Israel’s Arabs stand up for equality

Their high voter turnout in an election, winning them a record number of seats in parliament, reveals a new yearning for equality as a minority.

Reuters
Leader of Joint List party, Ayman Odeh casts his ballot in Haifa together with his sons as Israelis voted in a national election March 2.

In its latest global report, Freedom House notes the many pro-democracy protests last year were a reminder of “the universal yearning for equality.” For 2020, the think tank need not look far for a fresh example of this yearning. On March 2, Israel held an election in which its Arab citizens, about 20% of the population, suddenly awoke to their rights of equality.

Long demonized by Israel’s right wing as a threat to the mainly Jewish state, Arab voters flocked to the polls in numbers not seen in 21 years. A political alliance of four Arab parties, known as the Joint List, also set a record for its representation in the Knesset, Israel’s parliament.

As the third-largest group in the Knesset, the 15 Joint List members – up from 13 – may now have a chance to influence the horse-trading politics expected in forming the next government. Such influence would be unusual in Israel’s 71-year history. In the election, no party won enough seats in the 120-seat chamber to form a majority. In addition, Prime Minister Benjamin Netanyahu, leader of the Likud party, is facing the start of a trial for corruption on March 17.

Pundits described the Arab turnout as a political earthquake for Israel. Nearly two-thirds of Israeli Arabs showed up to vote compared with fewer than half in an election last April. An estimated 20,000 Jewish citizens also voted for the Joint List, partly in solidarity against the verbal attacks against Arabs.

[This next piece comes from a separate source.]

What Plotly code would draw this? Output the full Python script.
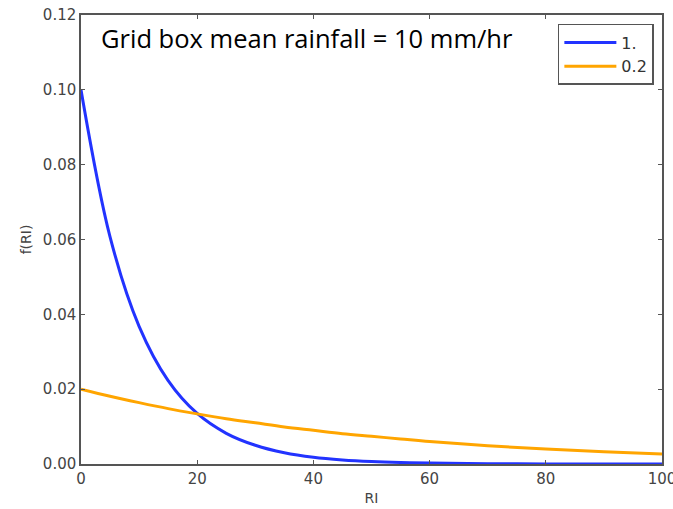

Many more Israeli Arabs decided to vote this time because of the racist undertone in the campaign. They also worry about a part of President Donald Trump’s proposed peace plan that calls for some 20 Arab towns and villages to “become part of the State of Palestine.” A large majority of Israeli Arabs prefer to stay in Israel.

In the context of the Middle East, with its half-democracies and nondemocracies, this surge in the Arab vote sets a model for minorities peacefully asserting their legitimacy as full-fledged citizens. Equality is not just something given. It is also something realized, especially in a region whose religions teach that God created all with equal liberty. Israeli Arabs, in reimagining their role as citizens, have grasped that reality.